**DIRECTIVE**
Using the entries that follow, collect the lines where the word "this" appears.

**SOURCE MATERIAL**
[start]

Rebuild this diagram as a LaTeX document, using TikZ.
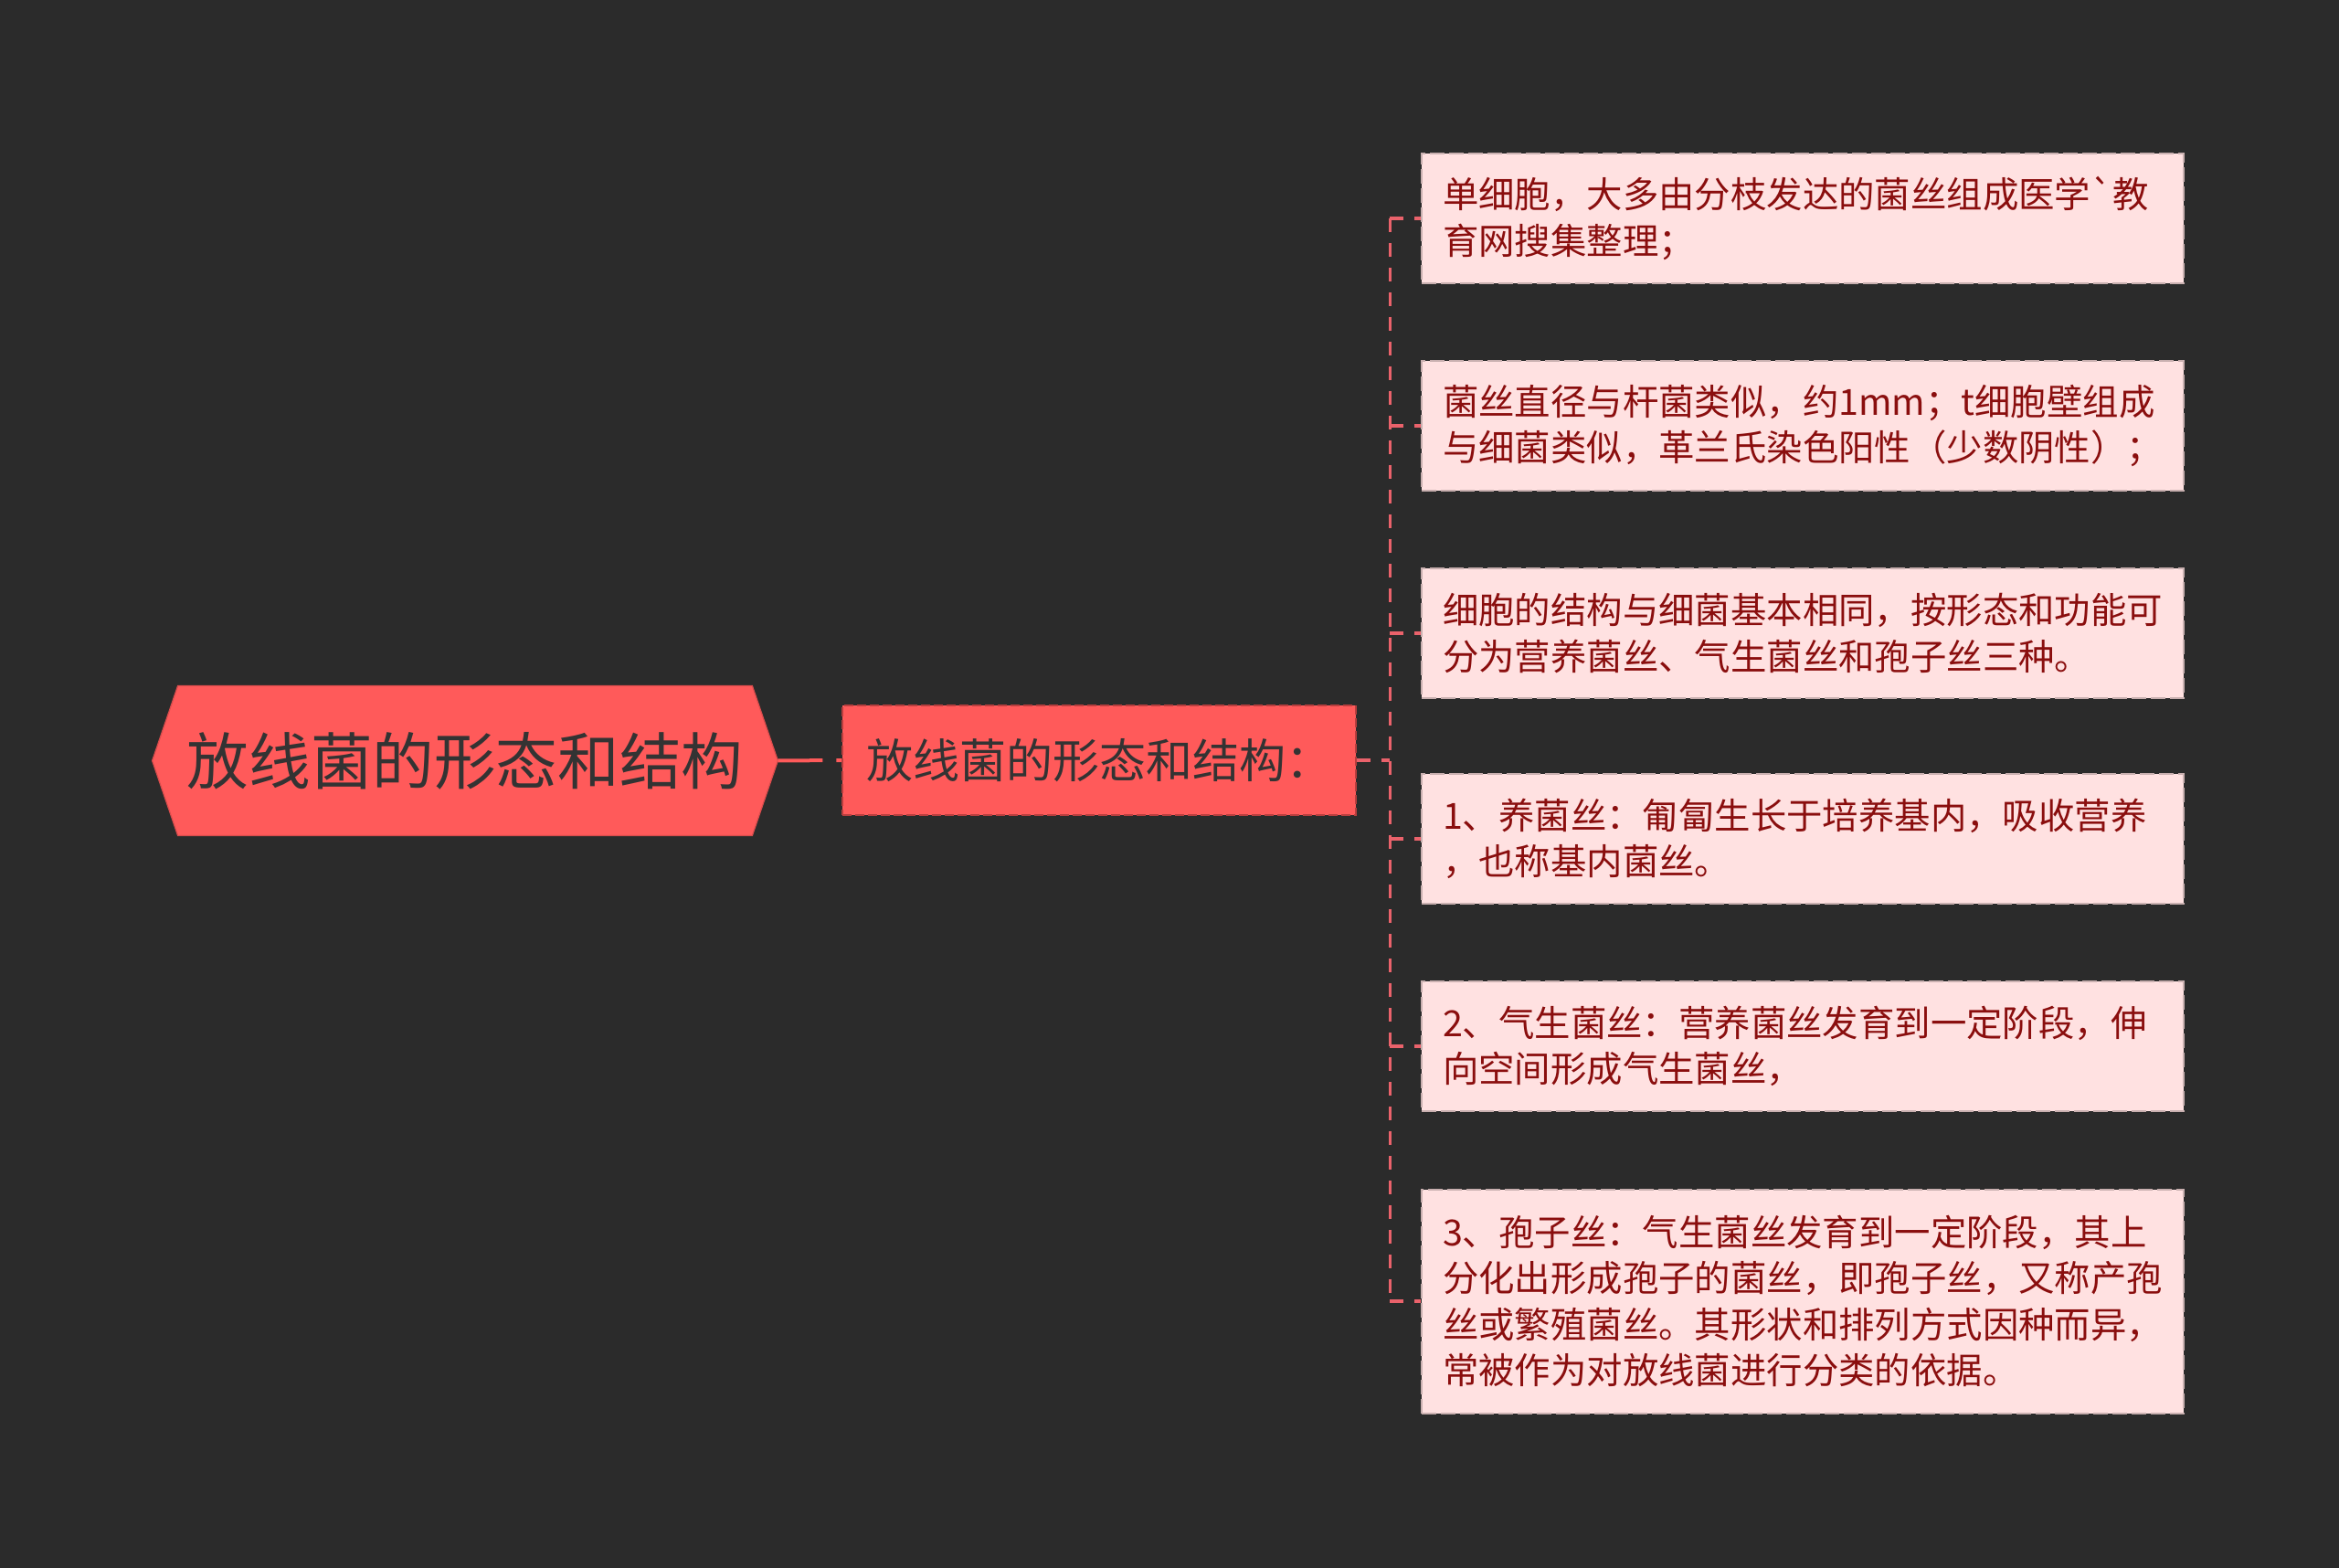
\documentclass[tikz,border=0pt]{standalone}
\usepackage{fontspec}
\newfontfamily\cjk{Noto Sans CJK SC}
\usetikzlibrary{calc,backgrounds}
\definecolor{bg}{HTML}{2B2B2B}
\definecolor{rootred}{HTML}{FF5A5A}
\definecolor{midborder}{HTML}{B83E3E}
\definecolor{leaffill}{HTML}{FFE1E1}
\definecolor{leafborder}{HTML}{C9B0B0}
\definecolor{leaftext}{HTML}{8A0E0E}
\definecolor{connred}{HTML}{EA626B}
\definecolor{darktext}{HTML}{333333}
\begin{document}
\begin{tikzpicture}[x=0.5pt,y=-0.5pt,
  rootbox/.style={rectangle, inner sep=0pt, minimum width=314pt, minimum height=81.5pt,
    font=\cjk\fontsize{33.8pt}{40pt}\selectfont, text=darktext},
  midbox/.style={rectangle, fill=rootred, draw=midborder, line width=1.2pt,
    dash pattern=on 5pt off 2pt, minimum width=281pt, minimum height=60pt, inner sep=0pt,
    font=\cjk\fontsize{25.5pt}{30pt}\selectfont, text=darktext},
  leafbox/.style={rectangle, fill=leaffill, draw=leafborder, line width=1pt,
    dash pattern=on 8pt off 2.5pt, text width=394pt, inner xsep=11.5pt, inner ysep=0pt,
    minimum height=71pt, align=left,
    font=\cjk\fontsize{19.7pt}{25.3pt}\selectfont, text=leaftext},
  connline/.style={draw=connred, line width=1.6pt, dash pattern=on 7.5pt off 6pt},
  rootline/.style={draw=rootred, line width=2pt, dash pattern=on 24.5pt off 7.5pt},
]
\useasboundingbox (0,0) rectangle (2560,1716);

% root
\node[rootbox] (root) at (509,832.5) {放线菌的形态和结构};
\coordinate (rootR) at ($(root.east)+(28,0)$);
\coordinate (rootL) at ($(root.west)+(-28,0)$);

% middle
\node[midbox] (mid) at (1203,832) {放线菌的形态和结构：};
\coordinate (bus) at ($(mid.east)+(36,0)$);

% leaves
\node[leafbox] (l1) at (1973,239) {单细胞，大多由分枝发达的菌丝组成医学`教\\育网搜集整理；};
\node[leafbox] (l2) at (1973,466) {菌丝直径与杆菌类似，约1mm；t细胞壁组成\\与细菌类似，革兰氏染色阳性（少数阴性）；};
\node[leafbox] (l3) at (1973,693) {细胞的结构与细菌基本相同，按形态和功能可\\分为营养菌丝、气生菌丝和孢子丝三种。};
\node[leafbox] (l4) at (1973,918) {1、养菌丝：匍匐生长于培养基内，吸收营养\\，也称基内菌丝。};
\node[leafbox] (l5) at (1973,1145) {2、气生菌丝：营养菌丝发育到一定阶段，伸\\向空间形成气生菌丝，};
\node[leafbox, minimum height=122.5pt] (l6) at (1973,1424) {3、孢子丝：气生菌丝发育到一定阶段，其上\\分化出形成孢子的菌丝，即孢子丝，又称产孢\\丝或繁殖菌丝。其形状和排列方式因种而异，\\常被作为对放线菌进行分类的依据。};

\begin{scope}[on background layer]
  \fill[bg] (0,0) rectangle (2560,1716);
  \fill[rootred, draw=rootred!85!black, line width=0.6pt]
    (root.north west) -- (root.north east) -- (rootR) -- (root.south east)
    -- (root.south west) -- (rootL) -- cycle;
\end{scope}

% connectors
\draw[rootline] (rootR) -- (mid.west);
\draw[connline] (mid.east) -- (bus);
\draw[connline] (bus |- l1.west) -- (bus |- l6.west);
\foreach \i in {1,...,6} {
  \draw[connline] (bus |- l\i.west) -- (l\i.west);
}
\end{tikzpicture}
\end{document}
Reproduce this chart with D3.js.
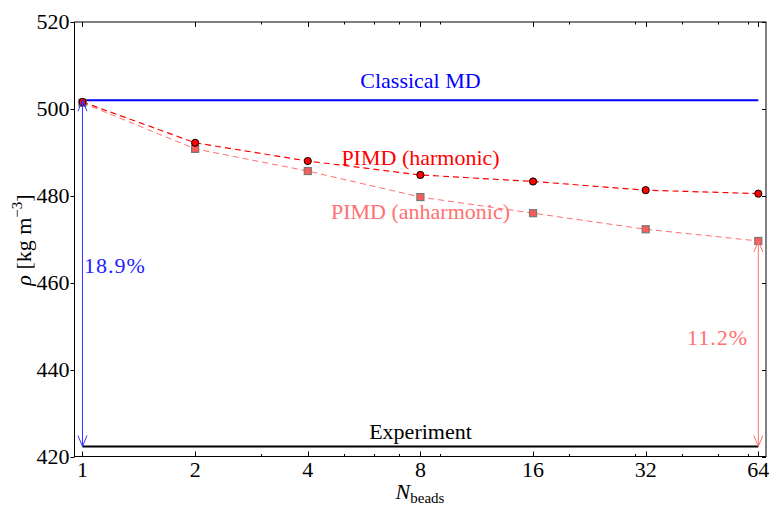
<!DOCTYPE html>
<html><head><meta charset="utf-8">
<script src="https://cdn.jsdelivr.net/npm/d3@7"></script>
<style>
html,body{margin:0;padding:0;background:#fff;}
svg text{font-family:'Liberation Serif','Times New Roman',Times,'DejaVu Serif',serif;}
</style></head>
<body><svg id="c" width="769" height="506" font-family="Liberation Serif, Times New Roman, Times, DejaVu Serif, serif"></svg>
<script>
const beads = [1, 2, 4, 8, 16, 32, 64];
const harmonic = [501.6, 492.2, 488.0, 484.8, 483.3, 481.3, 480.5];
const anharmonic = [501.4, 490.8, 485.7, 479.7, 476.0, 472.3, 469.6];
const classicalMD = 502.0;
const experiment = 422.3;
const xTicks = [1, 2, 4, 8, 16, 32, 64];
const xMinorTicks = [3, 5, 6, 7, 9, 20, 30, 40, 50, 60];
const yTicks = [420, 440, 460, 480, 500, 520];
const pctClassical = "18.9%";
const pctAnharm = "11.2%";

const L = 74.5, R = 766, T = 22, B = 456.5;
const svg = d3.select("#c");
const x = d3.scaleLog().base(2).domain([0.952, 67.1]).range([L, R]);
const y = d3.scaleLinear().domain([420, 520]).range([B, T]);
const FONT = "Liberation Serif, Times New Roman, Times, DejaVu Serif, serif";
const FS = 22;
function txt(sel) { return sel.append("text").attr("font-family", FONT); }

// frame
svg.append("rect").attr("x", L).attr("y", T).attr("width", R - L).attr("height", B - T)
  .attr("fill", "none").attr("stroke", "#000").attr("stroke-width", 1);

// x ticks (bottom & top, inward)
const gx = svg.append("g");
xTicks.forEach(v => {
  const px = Math.round(x(v)) + 0.5;
  gx.append("line").attr("x1", px).attr("x2", px).attr("y1", B).attr("y2", B - 5).attr("stroke", "#000");
  gx.append("line").attr("x1", px).attr("x2", px).attr("y1", T).attr("y2", T + 5).attr("stroke", "#000");
  txt(gx).attr("x", x(v)).attr("y", 477).attr("text-anchor", "middle")
    .attr("font-size", FS).text(v);
});
xMinorTicks.forEach(v => {
  const px = Math.round(x(v)) + 0.5;
  gx.append("line").attr("x1", px).attr("x2", px).attr("y1", B).attr("y2", B - 2.5).attr("stroke", "#000");
  gx.append("line").attr("x1", px).attr("x2", px).attr("y1", T).attr("y2", T + 2.5).attr("stroke", "#000");
});
// y ticks
const gy = svg.append("g");
yTicks.forEach(v => {
  const py = Math.round(y(v)) + 0.5;
  gy.append("line").attr("x1", L - 4).attr("x2", L).attr("y1", py).attr("y2", py).attr("stroke", "#000");
  gy.append("line").attr("x1", R - 4).attr("x2", R).attr("y1", py).attr("y2", py).attr("stroke", "#000");
  txt(gy).attr("x", 69.5).attr("y", y(v)).attr("dy", "0.34em").attr("text-anchor", "end")
    .attr("font-size", FS).text(v);
});

// axis labels
const xl = txt(svg).attr("x", 420).attr("y", 499).attr("text-anchor", "middle").attr("font-size", FS);
xl.append("tspan").attr("font-style", "italic").text("N");
xl.append("tspan").attr("font-size", 15).attr("dy", 4).text("beads");

const yl = txt(svg).attr("transform", "translate(31,240) rotate(-90)")
  .attr("text-anchor", "middle").attr("font-size", FS);
yl.append("tspan").attr("font-style", "italic").text("ρ");
yl.append("tspan").text(" [kg m");
yl.append("tspan").attr("font-size", 15).attr("dy", -9).text("−3");
yl.append("tspan").attr("dy", 9).text("]");

// reference lines
svg.append("line").attr("x1", x(1)).attr("x2", x(64)).attr("y1", y(classicalMD)).attr("y2", y(classicalMD))
  .attr("stroke", "#0000ff").attr("stroke-width", 2);
svg.append("line").attr("x1", x(1)).attr("x2", x(64)).attr("y1", y(experiment)).attr("y2", y(experiment))
  .attr("stroke", "#000").attr("stroke-width", 2);

// series lines
const line = d3.line().x(d => x(d[0])).y(d => y(d[1]));
svg.append("path").datum(beads.map((b, i) => [b, anharmonic[i]])).attr("d", line)
  .attr("fill", "none").attr("stroke", "#ff7070").attr("stroke-width", 1).attr("stroke-dasharray", "6,4");
svg.append("path").datum(beads.map((b, i) => [b, harmonic[i]])).attr("d", line)
  .attr("fill", "none").attr("stroke", "#ff0000").attr("stroke-width", 1.2).attr("stroke-dasharray", "6,4");

// markers
beads.forEach((b, i) => {
  svg.append("rect").attr("x", x(b) - 3.5).attr("y", y(anharmonic[i]) - 3.5).attr("width", 7).attr("height", 7)
    .attr("fill", "#ff5a5a").attr("stroke", "#777").attr("stroke-width", 1.2);
});
beads.forEach((b, i) => {
  svg.append("circle").attr("cx", x(b)).attr("cy", y(harmonic[i])).attr("r", 3.6)
    .attr("fill", "#ff0000").attr("stroke", "#000").attr("stroke-width", 1);
});

// double arrows
function dblArrow(xv, y1v, y2v, color) {
  const px = x(xv), pa = y(y1v), pb = y(y2v);
  const g = svg.append("g").attr("stroke", color).attr("fill", "none").attr("stroke-width", 1);
  g.append("line").attr("x1", px).attr("x2", px).attr("y1", pa).attr("y2", pb);
  g.append("path").attr("d", `M${px - 4.5},${pa + 11}L${px},${pa}L${px + 4.5},${pa + 11}`);
  g.append("path").attr("d", `M${px - 4.5},${pb - 11}L${px},${pb}L${px + 4.5},${pb - 11}`);
}
dblArrow(1, classicalMD, experiment, "#3333ff");
dblArrow(64, anharmonic[6], experiment, "#ff7070");

// labels
txt(svg).attr("x", 420.5).attr("y", 88).attr("text-anchor", "middle").attr("font-size", FS)
  .attr("fill", "#0000ff").text("Classical MD");
txt(svg).attr("x", 420.5).attr("y", 165).attr("text-anchor", "middle").attr("font-size", FS)
  .attr("fill", "#ff0000").text("PIMD (harmonic)");
txt(svg).attr("x", 420.5).attr("y", 219).attr("text-anchor", "middle").attr("font-size", FS)
  .attr("fill", "#ff7070").text("PIMD (anharmonic)");
txt(svg).attr("x", 420.5).attr("y", 439).attr("text-anchor", "middle").attr("font-size", FS)
  .attr("fill", "#000").text("Experiment");
txt(svg).attr("x", 84).attr("y", 273).attr("text-anchor", "start").attr("font-size", FS)
  .attr("fill", "#2222ff").attr("letter-spacing", 1).text(pctClassical);
txt(svg).attr("x", 748).attr("y", 345).attr("text-anchor", "end").attr("font-size", FS)
  .attr("fill", "#ff7070").attr("letter-spacing", 1).text(pctAnharm);
</script></body></html>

[end]

**TASK OUTPUT**
Rebuild this diagram as a LaTeX document, using TikZ.
Reproduce this chart with D3.js.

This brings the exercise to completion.